“Riaprite il caso di Chico Forti” - Usa, qualcosa si muove per il trentino condannato all’ergastolo in soli 24 giorni

Dalla Rassegna stampa

Qualcosa si sta muovendo. Con un post dell’8 giugno scorso sul suo profilo Twitter, il ministro degli Esteri Giulio Terzi apre uno spiraglio sulla vicenda di Enrico «Chico» Forti, l’imprenditore trentino da 12 anni rinchiuso in un carcere della Florida: «Prossima settimana riunione tra funzionari nostra Ambasciata a Washington e legali difesa per coordinare strategia».

E tre giorni prima: «Ogni possibile sostegno a Chico Forti. La Farnesina continua a essere vicina a lui e alla famiglia e appoggia le loro iniziative legali». Messaggi che lasciano ben sperare, che danno fiducia a parenti e sostenitori riguardo la riapertura di un procedimento che getta qualche dubbio sulla giustizia americana. Il 15 giugno 2000, dopo un processo di soli 24 giorni, Forti venne infatti ritenuto colpevole dell’omicidio di Dale Pike sulla base di prove flebili e scarsi indizi. Non solo: tra le anomalie procedurali anche più violazioni dei diritti che portarono il trentino alla condanna all’ergastolo, tra cui gli interrogatori senza avvocato e, nell’inosservanza della convenzione di Vienna, il mancato avviso dell’arresto alle autorità consolari italiane.

La vicenda risale al 16 febbraio 1998 con il ritrovamento del cadavere denudato di Pike sul limitare di una spiaggia di Miami, poco distante da dove Forti - dopo averlo incontrato all’aeroporto - l’aveva lasciato la sera prima; vicino al corpo, i vestiti e gli effetti personali della vittima, tra cui una carta telefonica usata per chiamare Forti, con la quale Anthony Pike, padre di Dale, aveva fissato un incontro per la compravendita di un hotel. Ora, dopo anni di silenzio, qualcosa sembra muoversi. Già il 30 maggio scorso e grazie all’interessamento del senatore Marco Perduca, che ha promosso l’incontro, gli zii di Chico Forti sono stati ricevuti al ministero degli Esteri da Francesco Saverio Nisio, direttore centrale per i Servizi agli Italiani all’estero. Con loro anche il giudice Ferdinando Imposimato (l’avvocato italiano di Forti) e la dottoressa Roberta Bruzzone, redattrice di un report che evidenzia le anomalie investigative e procedurali adottate e che hanno impedito a Forti di dimostrare la sua innocenza, privandolo del diritto ad avere un giusto processo.

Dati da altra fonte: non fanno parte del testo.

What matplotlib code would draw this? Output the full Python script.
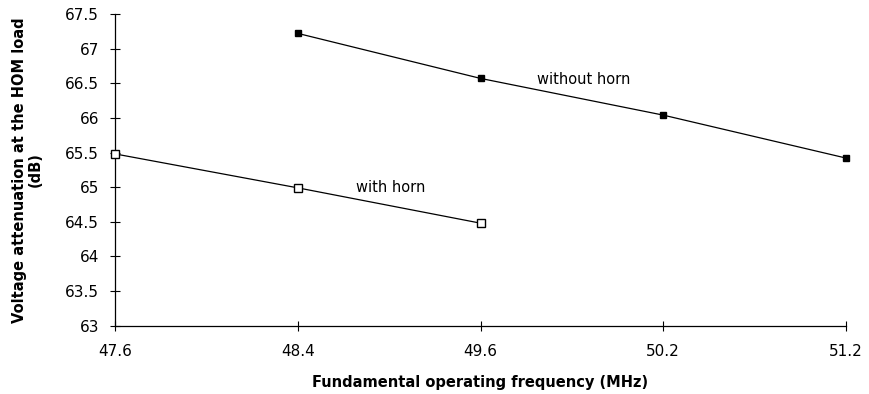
import matplotlib
matplotlib.use("Agg")
import matplotlib.pyplot as plt

plt.rcParams['font.family'] = ['DejaVu Sans']

# category axis (evenly spaced, like the original spreadsheet chart)
freqs = ["47.6", "48.4", "49.6", "50.2", "51.2"]
with_horn = [65.48, 64.99, 64.48]            # at 47.6, 48.4, 49.6
without_horn = [67.22, 66.57, 66.04, 65.42]  # at 48.4, 49.6, 50.2, 51.2

fig = plt.figure(figsize=(8.7, 3.94), dpi=100)
ax = fig.add_axes([0.1322, 0.1734, 0.8402, 0.7911])

xw = list(range(0, len(with_horn)))
xwo = list(range(1, 1 + len(without_horn)))

ax.plot(xw, with_horn, color="black", lw=0.9, marker="s", markersize=6,
        markerfacecolor="white", markeredgecolor="black", markeredgewidth=1.0,
        clip_on=False, zorder=3)
ax.plot(xwo, without_horn, color="black", lw=0.9, marker="s", markersize=5,
        markerfacecolor="black", markeredgecolor="black",
        clip_on=False, zorder=3)

ax.text(2.31, 66.55, "without horn", fontsize=10.5, va="center", ha="left")
ax.text(1.32, 65.0, "with horn", fontsize=10.5, va="center", ha="left")

ax.set_xlim(0, len(freqs) - 1)
ax.set_ylim(63, 67.5)
ax.set_xticks(range(len(freqs)))
ax.set_xticklabels(freqs)
ax.set_yticks([63 + 0.5 * i for i in range(10)])
ax.set_yticklabels(["63", "63.5", "64", "64.5", "65", "65.5", "66", "66.5", "67", "67.5"])

ax.tick_params(axis="both", direction="inout", length=7, width=0.8,
               labelsize=11, color="black")
ax.tick_params(axis="y", pad=8)
ax.tick_params(axis="x", pad=10)

for s in ["top", "right"]:
    ax.spines[s].set_visible(False)
for s in ["left", "bottom"]:
    ax.spines[s].set_linewidth(0.9)

ax.set_xlabel("Fundamental operating frequency (MHz)", fontsize=10.5,
              fontweight="bold", labelpad=11)
ax.set_ylabel("Voltage attenuation at the HOM load\n(dB)", fontsize=10.5,
              fontweight="bold", labelpad=16, linespacing=1.1)

fig.savefig("out.png", dpi=100)
plt.close(fig)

Dall’incontro in ministero sembra però sia emerso che le autorità italiane non possano intervenire in via diplomatica in mancanza del benestare per il riesame del caso da parte dei giudici americani. Finora non concesso. La vicenda di Forti è tuttavia sempre stata seguita fin dalle sue prime fasi dal ministero, dall’ambasciata d’Italia a Washington e dal consolato generale a Miami. In particolare durante il lungo iter processuale, il consolato ha fornito assistenza all’italiano, tra cui le visite volte anche ad accertarsi delle sue condizioni di salute, e mantenuto stretti contatti con i familiari ed i legali. Parallelamente, sia l’ambasciata che il consolato, sono rimasti costantemente in contatto con le autorità statunitensi a livello federale e locale, sensibilizzandole sulla vicenda. L’interesse sul caso continua quindi a rimanere alto e, dopo l’impegno e l’attenzione del governo italiano, si torna a chiedere la riapertura del processo.